Ayşe Emel Mesci

Post-gerçeklikte sanat

03 Ekim 2016 Pazartesi

Başlıkta kullandığım “post-gerçeklik” kavramını Nilgün Cerrahoğlu’ndan ödünç aldım. Cerrahoğlu Cumhuriyet’te 15 Eylül ve 1 Ekim tarihlerinde çıkan iki önemli yazısında bu düşündürücü, hatta çağımız üzerinde kara kara düşündürücü kavramı anlattı, sorguladı. “
‘Gerçeklerin’ mutlak değerlerini kaybedip algıya açık hale geldiği bu çağa ‘post-gerçeklik çağı’ deniyor. ‘Postgerçek’, yalanlar üzerine inşa edilebileceği gibi, ‘tatlandırılmış’/ ‘hormonlanmış gerçek’ karşılığında da kullanılıyor.”

Algı operasyonları
Böyle bir düzende, örneğin siyasetçinin yalan söylemediğini ispat etmek, yolsuzluk yapmadığını ispat etmek gibi bir derdi kalmıyor; çünkü “mutlak gerçekten bağımsız, kendi yarattığı gerçekler üzerinden siyaset” yapıyor, medya gücüyle algı operasyonları düzenleyerek kendi yarattığı gerçeğe “mutlak gerçek” statüsü kazandırmaya uğraşıyor, hepsi bu...
İnsan uzunca bir süredir hem dünyada hem bizde yaşananları gözden geçirince, postgerçeklik kavramının bir karşılığı olduğunu tüyleri ürpererek teslim etmek durumunda kalıyor.

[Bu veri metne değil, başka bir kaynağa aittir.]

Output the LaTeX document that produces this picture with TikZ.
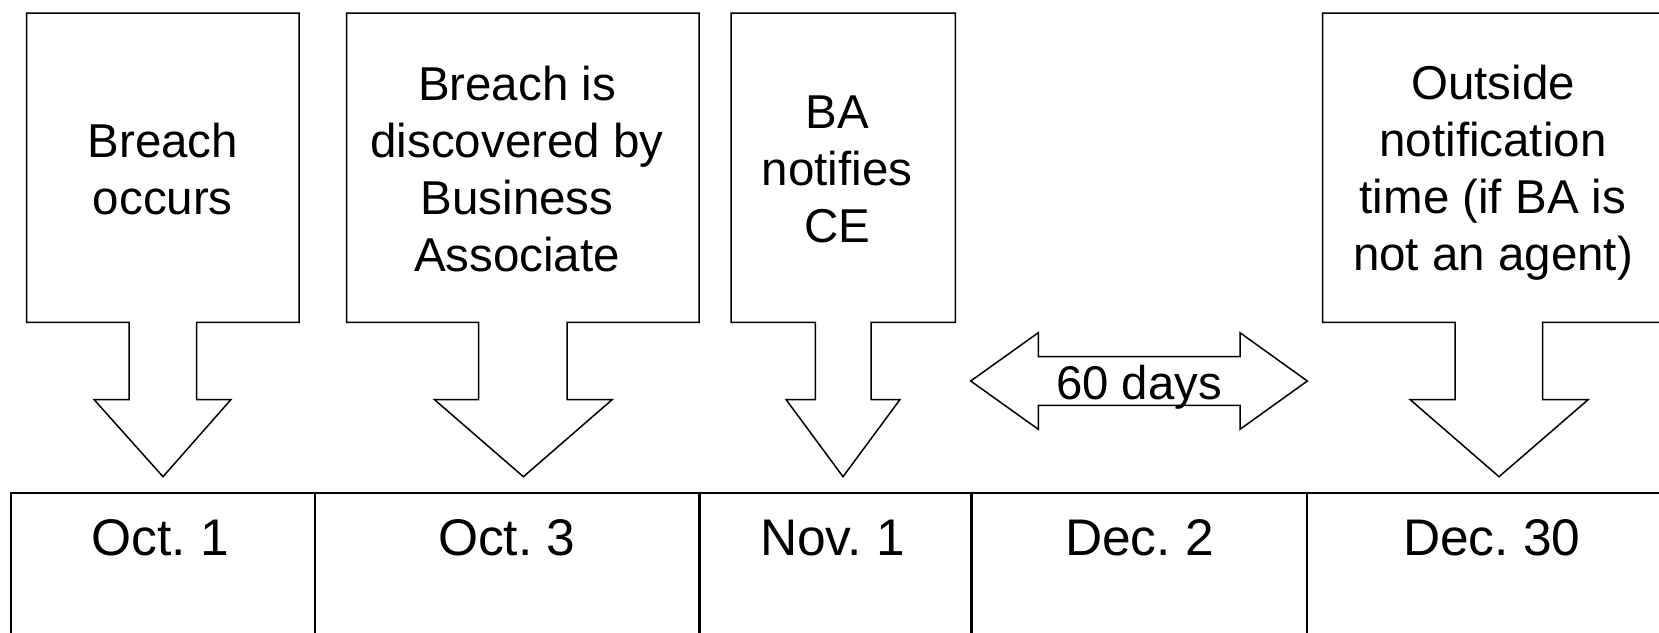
\documentclass[tikz,border=0pt]{standalone}
\usepackage{fontspec}
\setmainfont{Liberation Sans}
\frenchspacing
\begin{document}
\begin{tikzpicture}[x=1pt,y=-1pt,
  shapeline/.style={draw=black,line width=1.5pt,fill=white,line join=miter},
  cellline/.style={draw=black,line width=2.4pt},
  boxtext/.style={align=center,font=\fontsize{47.5}{57}\selectfont,inner sep=0pt,anchor=base},
  datetext/.style={font=\fontsize{51.5}{60}\selectfont,inner sep=0pt,anchor=base},
  daystext/.style={font=\fontsize{47.3}{57}\selectfont,inner sep=0pt,anchor=base}]
\useasboundingbox (0,0) rectangle (1659,632);
\clip (0,0) rectangle (1659,632);

% callout 1
\draw[shapeline] (26.7,13) -- (299,13) -- (299,322.3) -- (196.7,322.3) -- (196.7,399.5) -- (231,399.5)
  -- (163,476.7) coordinate (tip1) -- (94,399.5) -- (129,399.5) -- (129,322.3) -- (26.7,322.3) -- cycle;
\node[boxtext] (t1) at (162.8,214) {Breach\\occurs};

% callout 2
\draw[shapeline] (346.7,13) -- (699,13) -- (699,322.3) -- (567,322.3) -- (567,399.5) -- (612.3,399.5)
  -- (523.4,476.7) coordinate (tip2) -- (434.3,399.5) -- (478.7,399.5) -- (478.7,322.3) -- (346.7,322.3) -- cycle;
\node[boxtext] (t2) at (517,271) {Breach is\\discovered by\\Business\\Associate};

% callout 3
\draw[shapeline] (731,13) -- (955.3,13) -- (955.3,322.3) -- (871,322.3) -- (871,399.5) -- (900,399.5)
  -- (843,476.7) coordinate (tip3) -- (786,399.5) -- (815.3,399.5) -- (815.3,322.3) -- (731,322.3) -- cycle;
\node[boxtext] (t3) at (837,242.7) {BA\\notifies\\CE};

% callout 5
\draw[shapeline] (1322.7,13) -- (1675.3,13) -- (1675.3,322.3) -- (1542.7,322.3) -- (1542.7,399.5) -- (1588.3,399.5)
  -- (1499,476.7) coordinate (tip5) -- (1410,399.5) -- (1455,399.5) -- (1455,322.3) -- (1322.7,322.3) -- cycle;
\node[boxtext] (t5) at (1493,270) {Outside\\notification\\time (if BA is\\not an agent)};

% double arrow
\draw[shapeline] (970.7,381) coordinate (dl) -- (1038.3,332.7) -- (1038.3,356.7) -- (1240,356.7) -- (1240,332.7)
  -- (1307.3,381) coordinate (dr) -- (1240,429.3) -- (1240,405.3) -- (1038.3,405.3) -- (1038.3,429.3) -- cycle;
\node[daystext] (days) at (1139,399) {60 days};

% timeline table
\draw[cellline] (10.7,650) -- (10.7,492.7) -- (1680,492.7);
\foreach \xx in {315,699.3,971.5,1307.2} {\draw[cellline] (\xx,492.7) -- (\xx,650);}
\node[datetext] (d1) at (160.3,555) {Oct. 1};
\node[datetext] (d2) at (506.7,555) {Oct. 3};
\node[datetext] (d3) at (832.5,555) {Nov. 1};
\node[datetext] (d4) at (1139.5,555) {Dec. 2};
\node[datetext] (d5) at (1491.8,555) {Dec. 30};
\end{tikzpicture}
\end{document}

Tüyler ürpertici bir durum, çünkü rasyonel tartışma düzleminden çıkıp, “kendi yarattığı gerçekliği” deli gömleği gibi herkesin sırtına geçirmeye çabalayan “Başkanın Adamları”nın (yönetmen Barry Levinson, 1997) irrasyonel düzenler dünyasına girmiş oluyoruz.
Konusunu tarihten alan edebiyat eserleri, tiyatro oyunları veya filmler değerlendirilirken, şöyle bir cümle kurulur sık sık: “Sonuçta bu bir sanat eseri, tarihsel gerçekliğin bire bir kopyası olmak zorunda değil, yazar/yönetmen kendi yorumunu katma hakkına sahiptir.” “Post-gerçeklik” dünyasının siyasetçisi de demek ki bu değerlendirmeden yola çıkıyor, diye düşünmeden edemiyorum; gerçekliğe yönelik “kendi yorumunu” (ya da yalanını) üreterek yol alıyor, ortaya çıkan “eser”in rasyonel veya irrasyonel olması hiçbir önem taşımıyor, önemli olan “zihinsel billboard”ları istila etmeye yetecek çapta bir algı operasyonu yürütülebilmesi...

‘Gişe kaygısı’
Toplumsal gerçeklikler üzerine bina edilmesi gereken (ya da bizim öyle sandığımız) siyaset, kapılarını ardına kadar kurmaca (fiction) alanına açmış da biz pek farkına varamamışız... Biz hâlâ “Bu hiç rasyonel değil, niye yapıyorlar” diye kafa yorarken, kendi yarattıkları “hikâyelerin” kahramanı kesilenler hep yol alıyor, çünkü onların rasyonaliteye ve gerçeğe ihtiyacı yok, tek dertleri “film”lerinin yeterli gişeyi yapmasını sağlayabilmek, bunda da başarısız oldukları söylenemez.
“Biz ve onlar” ayrımının, toplumda kutuplaştırmanın inatla sürdürülmesinin, gerçek bilginin, bilimin, entelektüel birikimin aşağılanmasının, aydın düşmanlığının yaygınlaştırılmasının temel nedeni bu “gişe kaygısı”...
İyi de “post-gerçeklik” ne olursa olsun, istenirse “tüm zamanların en iyi filmi” çekilmiş, en kapsamlı algı operasyonu yürütülmüş olsun, ülkenin ve dünyanın geldiği duruma bakınca başarıdan söz etmek mümkün mü? “Başkanın Adamları” filminin trajikomik sonunu unutmak mümkün mü?
Sanat, bu “post-gerçeklik” günlerinde postunu siyasete kaptırmak istemiyorsa, gerçekliğe kapılarını ardına kadar açmak, “kral çıplak!” diye avazı çıktığı kadar haykırmak zorundadır.